1.6.4 UHF Narrowband
Narrowband is a term used to describe RF signals sent over a narrow band of
spectrum, typically 12.5 KHz to 25 KHz. UHF narrowband systems transmit on
both licensed and unlicensed frequencies, and systems based on this technology
operate at a higher power than spread spectrum systems, typically at 1 to 2 watts.
Because of the higher power, these systems have the longest transmission range of
all the WLAN technologies. However, these products have been hobbled by lack
of vendor interoperability, lower speeds, and the requirement for site licenses for
some of the licensed frequency bands.
1.6.5 Infrared
Infrared technology is an invisible beam of light that uses signals much like those
used in fiber optic links today.

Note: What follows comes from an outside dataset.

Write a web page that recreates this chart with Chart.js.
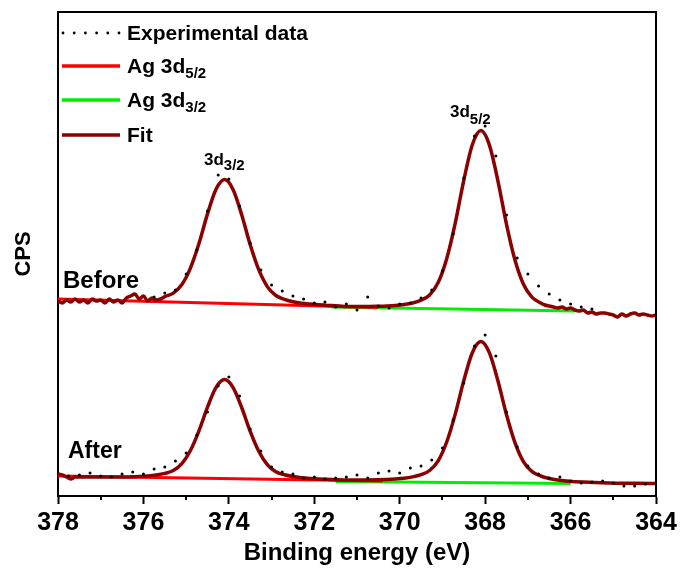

Infrared is reliant upon line-of-sight links between
the transmitter and receiver. Physical impediments such as walls will block the
transmission of signals, limiting infrared WLANs largely to in-room
communications. Because of the limitations of infrared technology, it is not used in
many implementations today. Infrared technology was one of the three
technologies under the IEEE 802.11 specification, but under the newer 802.11b
specification only Direct Sequence (one of two spread spectrum technologies)
technology is used.
1.6.6 Health Consideration
Until a few years ago, the analysis of possible harmful effects of electromagnetic
radiation on people was devoted mainly to power lines and radar, because of the
huge power levels involved in those systems [1, 90]. Even when mobile telephone
systems appeared, there was no major concern, as the antennas were installed on
the roofs of cars. With the development of personal communication systems, in
which users carry mobile telephones inside their coat pockets, with the antenna
radiating a few centimeters from the head, safety issues gained great importance
and a new perspective. Much research in the literature focuses not only on the
absorption of power inside the head, but also on the influence of the head on the
antenna’s radiation pattern and input impedance. However, these works have addressed only the frequency bands used in today’s systems—that is, up to 2-GHz
(mainly on the 900- and 1,800-MHz bands)—and only very few references are
made to systems working at higher frequencies, as it is in the case of wireless
broadband communications like WLANs.
The problems associated with infrared technology are different from those
posed by microwaves and millimeter waves. Eye safety, rather than power
absorption inside the head, is the issue here, because the eye acts as a filter to the
electromagnetic radiation, allowing only light and near-frequency radiation to enter
into it, and the amount of power absorption inside the human body is negligible.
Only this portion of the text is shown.